1971 · Steven Spielberg
A reading · through the lens of theory
The action-image reaches its purest American expression in Duel: the entire film is a sensory-motor machine, every scene a response-to-threat as David Mann — cornered, overtaken, forced to the shoulder — scrambles to survive. Spielberg strips the genre to its traction, reducing ninety minutes to the single repeated question Deleuze would recognize as classical cinema's heartbeat: will the protagonist act in time? Yet the film achieves something stranger than mere genre efficiency through its absolute control of the gaze.
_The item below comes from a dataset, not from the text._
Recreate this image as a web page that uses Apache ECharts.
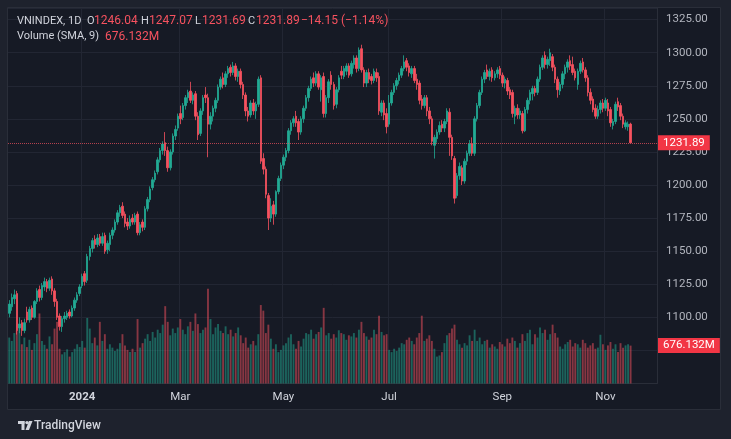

Jack A. Marta's camera repeatedly adopts the truck's point of view — bearing down from behind, filling Mann's rearview mirror — so that the menace looks through us, not at us. We occupy the predator's eyes while identifying with the prey, a formal contradiction that generates the film's peculiar dread. The driver is never shown; the cab window yields only darkness, and no motive is ever offered. The threat is pure relation — and here the film's deepest move emerges as relation-image: the truck exists only as a vector of hostility toward Mann, a force that acquires meaning entirely through its connection to him rather than through any psychology of its own, folding the spectator into a paranoia that explanation would dissolve. Spielberg learned this grammar from Hitchcock via North by Northwest, whose crop-duster sequence gave Duel its founding image — an everyman exposed in flat, sunlit open space, where the absence of cover makes vulnerability absolute and the roaring machine stands for an impersonality that reason cannot negotiate with.